Lincoln - Gov. Dave Heineman congratulated state employees who successfully completed the Walk This Way program.
Walk This Way is one of several wellness options available to state workers as part of the State of Nebraska's wellness program. Employees and spouses completing the challenge were invited to join the Governor for group photos in the State Capitol Rotunda.
During the past year, Walk This Way participants were challenged to increase their physical activity by logging at least 700,000 steps by March 29.
Out of the total of 5,800 employees and spouses enrolled in the program, 80 percent achieved their goal.
"The Walk This Way program is a successful part of our state wellness program that benefits state employees and their families," said Gov. Heineman. "It also contributes toward the culture of wellness we are building here at the State of Nebraska. I congratulate everyone who met and went beyond the initial goal."
The total number of steps logged by all participants the first year of the program totaled over 2 million miles – that's about 82 times around the earth's circumference.
They topped that this year.

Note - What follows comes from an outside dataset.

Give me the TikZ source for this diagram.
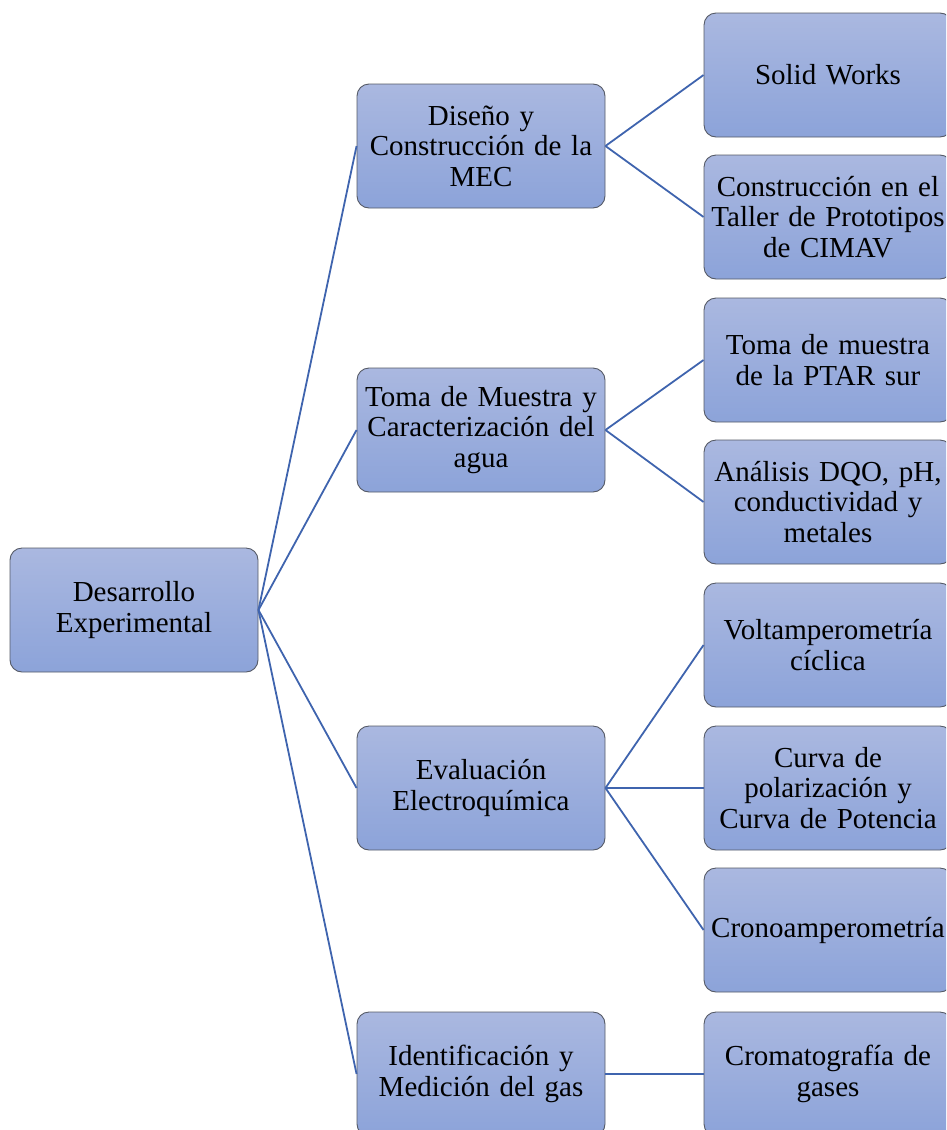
\documentclass[tikz,border=0pt]{standalone}
\usepackage{fontspec}
\setmainfont{Liberation Serif}
\definecolor{boxtop}{HTML}{AAB8E0}
\definecolor{boxbot}{HTML}{8CA3D9}
\definecolor{boxline}{HTML}{555A66}
\definecolor{conn}{HTML}{3F64AE}
\tikzset{
  box/.style={draw=boxline, line width=0.9pt, rounded corners=12pt,
    top color=boxtop, bottom color=boxbot,
    minimum width=248pt, minimum height=124pt, inner sep=0pt,
    text width=248pt, align=center,
    font=\fontsize{29}{30.5}\selectfont},
  link/.style={draw=conn, line width=1.8pt}
}
\begin{document}
\begin{tikzpicture}[x=1pt,y=-1pt]
\useasboundingbox (0,0) rectangle (946,1130);
\clip (0,0) rectangle (946,1130);
\node[box] (root) at (134,610) {Desarrollo\\Experimental};
\node[box] (a) at (481,146) {Diseño y\\Construcción de la\\MEC};
\node[box] (b) at (481,430) {Toma de Muestra y\\Caracterización del\\agua};
\node[box] (c) at (481,788) {Evaluación\\Electroquímica};
\node[box] (d) at (481,1074) {Identificación y\\Medición del gas};
\node[box] (a1) at (828,75) {Solid Works};
\node[box] (a2) at (828,217) {Construcción en el\\Taller de Prototipos\\de CIMAV};
\node[box] (b1) at (828,360) {Toma de muestra\\de la PTAR sur};
\node[box] (b2) at (828,502) {Análisis DQO, pH,\\conductividad y\\metales};
\node[box] (c1) at (828,645) {Voltamperometría\\cíclica};
\node[box] (c2) at (828,788) {Curva de\\polarización y\\Curva de Potencia};
\node[box] (c3) at (828,930) {Cronoamperometría};
\node[box] (d1) at (828,1074) {Cromatografía de\\gases};
\foreach \t in {a,b,c,d} \draw[link] (root.east) -- (\t.west);
\foreach \t in {a1,a2} \draw[link] (a.east) -- (\t.west);
\foreach \t in {b1,b2} \draw[link] (b.east) -- (\t.west);
\foreach \t in {c1,c2,c3} \draw[link] (c.east) -- (\t.west);
\draw[link] (d.east) -- (d1.west);
\end{tikzpicture}
\end{document}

The total distance logged by participants is 104 times around earth's circumference.
Aaron Kurtzhals from the Department of Corrections was the top achiever for the second year in a row with over 10 million steps logged.
Started in 2009, the state wellness program was the first of its kind among states to offer an integrated plan for health insurance that ties to wellness, disease prevention, early detection and healthier lifestyles.
Employees and covered spouses can choose from a variety of wellness programs, in addition to an annual health assessment and screening designed to help participants make healthier lifestyle choices, become aware of risk factors and better manage chronic conditions. Over 9,000 employees and spouses have enrolled in one or more wellness programs, which is a 20 percent increase from the previous year.
Recently, the State of Nebraska became the first state to earn the coveted C. Everett Koop National Health Award, which has the most stringent requirements for demonstrating health improvements and cost savings.